** BEGIN Data excerpt **

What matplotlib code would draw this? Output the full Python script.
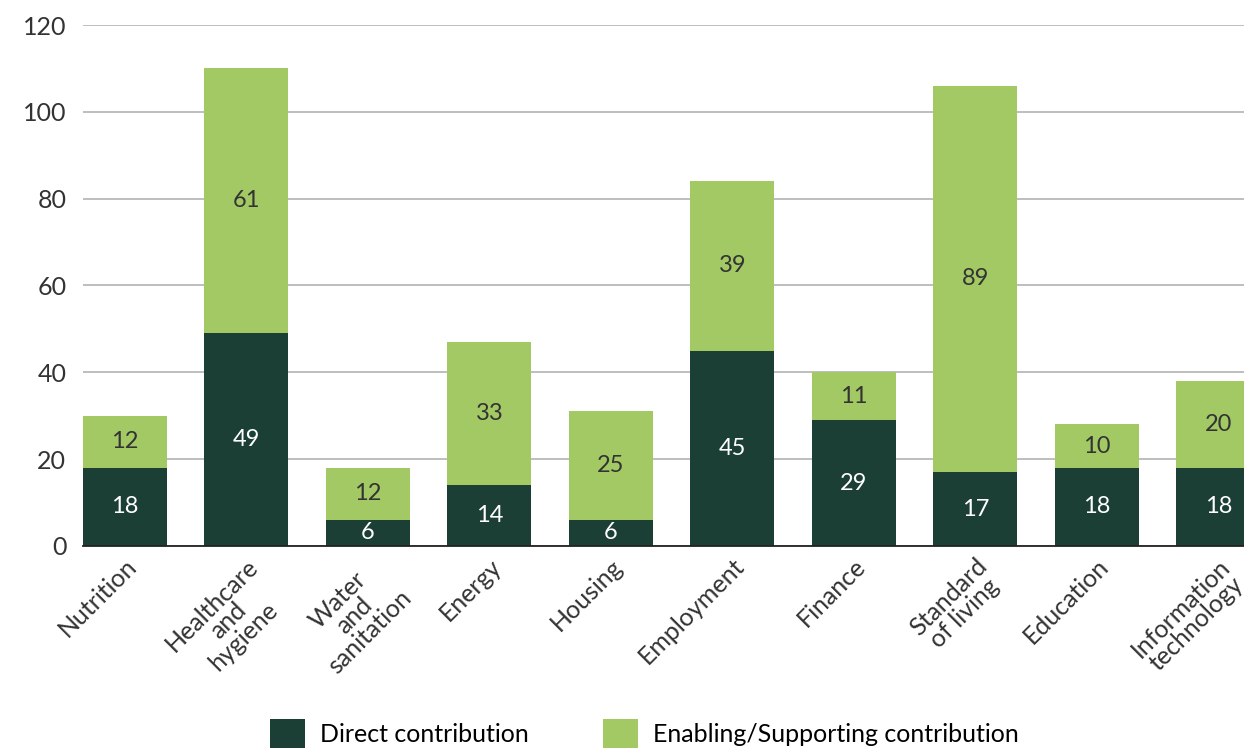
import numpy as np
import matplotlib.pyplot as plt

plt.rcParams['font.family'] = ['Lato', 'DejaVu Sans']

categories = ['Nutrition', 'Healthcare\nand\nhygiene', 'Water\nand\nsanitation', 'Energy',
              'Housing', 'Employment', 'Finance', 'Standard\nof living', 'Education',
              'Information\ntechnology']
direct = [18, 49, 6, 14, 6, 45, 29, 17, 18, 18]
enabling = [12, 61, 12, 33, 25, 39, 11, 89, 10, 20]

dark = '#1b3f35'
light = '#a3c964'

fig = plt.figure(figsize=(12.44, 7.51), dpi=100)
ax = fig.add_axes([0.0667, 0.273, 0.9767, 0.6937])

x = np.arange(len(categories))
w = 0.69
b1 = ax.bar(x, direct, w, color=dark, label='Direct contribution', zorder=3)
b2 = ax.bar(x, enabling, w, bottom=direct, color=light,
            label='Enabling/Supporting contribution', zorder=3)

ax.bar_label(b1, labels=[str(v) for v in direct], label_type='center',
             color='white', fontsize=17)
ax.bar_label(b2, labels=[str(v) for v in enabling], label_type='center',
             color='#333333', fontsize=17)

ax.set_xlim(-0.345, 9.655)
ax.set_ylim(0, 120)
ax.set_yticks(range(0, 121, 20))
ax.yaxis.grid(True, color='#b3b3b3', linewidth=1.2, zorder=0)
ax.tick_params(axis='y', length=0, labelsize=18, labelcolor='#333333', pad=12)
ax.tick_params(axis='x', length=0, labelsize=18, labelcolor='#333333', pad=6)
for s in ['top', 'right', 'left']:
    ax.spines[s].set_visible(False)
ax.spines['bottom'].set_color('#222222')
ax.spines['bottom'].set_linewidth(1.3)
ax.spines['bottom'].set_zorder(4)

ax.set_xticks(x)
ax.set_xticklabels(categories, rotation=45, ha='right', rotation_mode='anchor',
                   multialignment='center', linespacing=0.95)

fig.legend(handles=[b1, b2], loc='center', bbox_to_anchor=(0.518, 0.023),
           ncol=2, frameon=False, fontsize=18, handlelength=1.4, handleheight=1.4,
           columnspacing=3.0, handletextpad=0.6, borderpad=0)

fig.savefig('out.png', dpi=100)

** END Data excerpt **

* **Directions for this task**
What is needed is an exact reproduction of the data, pictures excluded.

* **Exercise answer**
What matplotlib code would draw this? Output the full Python script.
import numpy as np
import matplotlib.pyplot as plt

plt.rcParams['font.family'] = ['Lato', 'DejaVu Sans']

categories = ['Nutrition', 'Healthcare\nand\nhygiene', 'Water\nand\nsanitation', 'Energy',
              'Housing', 'Employment', 'Finance', 'Standard\nof living', 'Education',
              'Information\ntechnology']
direct = [18, 49, 6, 14, 6, 45, 29, 17, 18, 18]
enabling = [12, 61, 12, 33, 25, 39, 11, 89, 10, 20]

dark = '#1b3f35'
light = '#a3c964'

fig = plt.figure(figsize=(12.44, 7.51), dpi=100)
ax = fig.add_axes([0.0667, 0.273, 0.9767, 0.6937])

x = np.arange(len(categories))
w = 0.69
b1 = ax.bar(x, direct, w, color=dark, label='Direct contribution', zorder=3)
b2 = ax.bar(x, enabling, w, bottom=direct, color=light,
            label='Enabling/Supporting contribution', zorder=3)

ax.bar_label(b1, labels=[str(v) for v in direct], label_type='center',
             color='white', fontsize=17)
ax.bar_label(b2, labels=[str(v) for v in enabling], label_type='center',
             color='#333333', fontsize=17)

ax.set_xlim(-0.345, 9.655)
ax.set_ylim(0, 120)
ax.set_yticks(range(0, 121, 20))
ax.yaxis.grid(True, color='#b3b3b3', linewidth=1.2, zorder=0)
ax.tick_params(axis='y', length=0, labelsize=18, labelcolor='#333333', pad=12)
ax.tick_params(axis='x', length=0, labelsize=18, labelcolor='#333333', pad=6)
for s in ['top', 'right', 'left']:
    ax.spines[s].set_visible(False)
ax.spines['bottom'].set_color('#222222')
ax.spines['bottom'].set_linewidth(1.3)
ax.spines['bottom'].set_zorder(4)

ax.set_xticks(x)
ax.set_xticklabels(categories, rotation=45, ha='right', rotation_mode='anchor',
                   multialignment='center', linespacing=0.95)

fig.legend(handles=[b1, b2], loc='center', bbox_to_anchor=(0.518, 0.023),
           ncol=2, frameon=False, fontsize=18, handlelength=1.4, handleheight=1.4,
           columnspacing=3.0, handletextpad=0.6, borderpad=0)

fig.savefig('out.png', dpi=100)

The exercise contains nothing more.